### TASK INSTRUCTIONS
Repeat every line of the material, character for character.

--- start of GIVEN DATA ---

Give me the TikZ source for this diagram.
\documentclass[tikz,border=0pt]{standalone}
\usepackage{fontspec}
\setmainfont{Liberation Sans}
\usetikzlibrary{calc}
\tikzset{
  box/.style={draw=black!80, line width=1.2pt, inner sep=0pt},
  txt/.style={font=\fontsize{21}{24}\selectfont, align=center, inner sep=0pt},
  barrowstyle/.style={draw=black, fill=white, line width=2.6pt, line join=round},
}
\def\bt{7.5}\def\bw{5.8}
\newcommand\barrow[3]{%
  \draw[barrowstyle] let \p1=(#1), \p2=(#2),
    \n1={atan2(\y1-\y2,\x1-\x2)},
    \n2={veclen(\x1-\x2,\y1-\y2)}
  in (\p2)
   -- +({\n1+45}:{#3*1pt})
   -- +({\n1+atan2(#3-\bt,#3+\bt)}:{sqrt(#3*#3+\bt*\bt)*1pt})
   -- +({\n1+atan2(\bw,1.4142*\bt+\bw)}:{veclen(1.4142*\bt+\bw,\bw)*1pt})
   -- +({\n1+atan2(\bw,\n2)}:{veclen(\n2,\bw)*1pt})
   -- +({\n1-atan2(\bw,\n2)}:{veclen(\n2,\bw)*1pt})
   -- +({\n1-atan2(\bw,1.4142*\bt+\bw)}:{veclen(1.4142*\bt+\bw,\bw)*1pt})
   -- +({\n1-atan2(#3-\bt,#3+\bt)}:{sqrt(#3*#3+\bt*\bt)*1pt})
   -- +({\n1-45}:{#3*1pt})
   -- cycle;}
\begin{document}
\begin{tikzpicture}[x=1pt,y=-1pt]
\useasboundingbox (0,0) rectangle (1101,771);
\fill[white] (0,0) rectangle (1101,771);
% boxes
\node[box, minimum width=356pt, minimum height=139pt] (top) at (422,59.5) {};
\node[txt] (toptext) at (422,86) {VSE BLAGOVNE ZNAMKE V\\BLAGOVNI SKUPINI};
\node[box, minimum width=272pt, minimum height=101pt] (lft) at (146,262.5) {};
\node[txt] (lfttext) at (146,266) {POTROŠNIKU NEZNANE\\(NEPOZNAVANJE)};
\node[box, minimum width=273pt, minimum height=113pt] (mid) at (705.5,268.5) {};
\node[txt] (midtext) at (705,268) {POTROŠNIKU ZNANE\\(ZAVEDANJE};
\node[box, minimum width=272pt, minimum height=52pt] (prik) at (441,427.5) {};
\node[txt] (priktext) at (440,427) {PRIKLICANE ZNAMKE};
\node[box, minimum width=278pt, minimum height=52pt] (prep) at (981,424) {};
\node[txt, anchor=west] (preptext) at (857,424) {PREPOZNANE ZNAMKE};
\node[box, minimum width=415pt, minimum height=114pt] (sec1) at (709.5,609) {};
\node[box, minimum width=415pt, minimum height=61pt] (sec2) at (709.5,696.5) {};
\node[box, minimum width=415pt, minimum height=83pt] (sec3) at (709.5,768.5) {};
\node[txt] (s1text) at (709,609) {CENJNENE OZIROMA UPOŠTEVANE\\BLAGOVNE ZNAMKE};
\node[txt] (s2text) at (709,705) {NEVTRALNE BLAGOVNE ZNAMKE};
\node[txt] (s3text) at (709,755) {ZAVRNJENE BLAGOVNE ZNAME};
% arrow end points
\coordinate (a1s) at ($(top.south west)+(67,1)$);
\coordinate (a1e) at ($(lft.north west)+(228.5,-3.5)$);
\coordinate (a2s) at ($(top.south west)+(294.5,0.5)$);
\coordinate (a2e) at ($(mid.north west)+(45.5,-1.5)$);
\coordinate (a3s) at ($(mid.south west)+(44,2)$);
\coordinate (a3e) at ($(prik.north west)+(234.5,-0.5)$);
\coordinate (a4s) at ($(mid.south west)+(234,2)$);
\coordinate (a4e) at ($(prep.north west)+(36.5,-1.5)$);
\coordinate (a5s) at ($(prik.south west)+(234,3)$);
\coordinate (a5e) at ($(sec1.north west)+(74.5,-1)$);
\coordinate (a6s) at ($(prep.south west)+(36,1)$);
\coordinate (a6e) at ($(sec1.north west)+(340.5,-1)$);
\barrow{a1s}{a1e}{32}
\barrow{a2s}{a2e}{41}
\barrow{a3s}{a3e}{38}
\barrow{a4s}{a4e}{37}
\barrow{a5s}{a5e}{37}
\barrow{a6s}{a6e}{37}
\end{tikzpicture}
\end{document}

--- end of GIVEN DATA ---

### THE REPLY
Give me the TikZ source for this diagram.
\documentclass[tikz,border=0pt]{standalone}
\usepackage{fontspec}
\setmainfont{Liberation Sans}
\usetikzlibrary{calc}
\tikzset{
  box/.style={draw=black!80, line width=1.2pt, inner sep=0pt},
  txt/.style={font=\fontsize{21}{24}\selectfont, align=center, inner sep=0pt},
  barrowstyle/.style={draw=black, fill=white, line width=2.6pt, line join=round},
}
\def\bt{7.5}\def\bw{5.8}
\newcommand\barrow[3]{%
  \draw[barrowstyle] let \p1=(#1), \p2=(#2),
    \n1={atan2(\y1-\y2,\x1-\x2)},
    \n2={veclen(\x1-\x2,\y1-\y2)}
  in (\p2)
   -- +({\n1+45}:{#3*1pt})
   -- +({\n1+atan2(#3-\bt,#3+\bt)}:{sqrt(#3*#3+\bt*\bt)*1pt})
   -- +({\n1+atan2(\bw,1.4142*\bt+\bw)}:{veclen(1.4142*\bt+\bw,\bw)*1pt})
   -- +({\n1+atan2(\bw,\n2)}:{veclen(\n2,\bw)*1pt})
   -- +({\n1-atan2(\bw,\n2)}:{veclen(\n2,\bw)*1pt})
   -- +({\n1-atan2(\bw,1.4142*\bt+\bw)}:{veclen(1.4142*\bt+\bw,\bw)*1pt})
   -- +({\n1-atan2(#3-\bt,#3+\bt)}:{sqrt(#3*#3+\bt*\bt)*1pt})
   -- +({\n1-45}:{#3*1pt})
   -- cycle;}
\begin{document}
\begin{tikzpicture}[x=1pt,y=-1pt]
\useasboundingbox (0,0) rectangle (1101,771);
\fill[white] (0,0) rectangle (1101,771);
% boxes
\node[box, minimum width=356pt, minimum height=139pt] (top) at (422,59.5) {};
\node[txt] (toptext) at (422,86) {VSE BLAGOVNE ZNAMKE V\\BLAGOVNI SKUPINI};
\node[box, minimum width=272pt, minimum height=101pt] (lft) at (146,262.5) {};
\node[txt] (lfttext) at (146,266) {POTROŠNIKU NEZNANE\\(NEPOZNAVANJE)};
\node[box, minimum width=273pt, minimum height=113pt] (mid) at (705.5,268.5) {};
\node[txt] (midtext) at (705,268) {POTROŠNIKU ZNANE\\(ZAVEDANJE};
\node[box, minimum width=272pt, minimum height=52pt] (prik) at (441,427.5) {};
\node[txt] (priktext) at (440,427) {PRIKLICANE ZNAMKE};
\node[box, minimum width=278pt, minimum height=52pt] (prep) at (981,424) {};
\node[txt, anchor=west] (preptext) at (857,424) {PREPOZNANE ZNAMKE};
\node[box, minimum width=415pt, minimum height=114pt] (sec1) at (709.5,609) {};
\node[box, minimum width=415pt, minimum height=61pt] (sec2) at (709.5,696.5) {};
\node[box, minimum width=415pt, minimum height=83pt] (sec3) at (709.5,768.5) {};
\node[txt] (s1text) at (709,609) {CENJNENE OZIROMA UPOŠTEVANE\\BLAGOVNE ZNAMKE};
\node[txt] (s2text) at (709,705) {NEVTRALNE BLAGOVNE ZNAMKE};
\node[txt] (s3text) at (709,755) {ZAVRNJENE BLAGOVNE ZNAME};
% arrow end points
\coordinate (a1s) at ($(top.south west)+(67,1)$);
\coordinate (a1e) at ($(lft.north west)+(228.5,-3.5)$);
\coordinate (a2s) at ($(top.south west)+(294.5,0.5)$);
\coordinate (a2e) at ($(mid.north west)+(45.5,-1.5)$);
\coordinate (a3s) at ($(mid.south west)+(44,2)$);
\coordinate (a3e) at ($(prik.north west)+(234.5,-0.5)$);
\coordinate (a4s) at ($(mid.south west)+(234,2)$);
\coordinate (a4e) at ($(prep.north west)+(36.5,-1.5)$);
\coordinate (a5s) at ($(prik.south west)+(234,3)$);
\coordinate (a5e) at ($(sec1.north west)+(74.5,-1)$);
\coordinate (a6s) at ($(prep.south west)+(36,1)$);
\coordinate (a6e) at ($(sec1.north west)+(340.5,-1)$);
\barrow{a1s}{a1e}{32}
\barrow{a2s}{a2e}{41}
\barrow{a3s}{a3e}{38}
\barrow{a4s}{a4e}{37}
\barrow{a5s}{a5e}{37}
\barrow{a6s}{a6e}{37}
\end{tikzpicture}
\end{document}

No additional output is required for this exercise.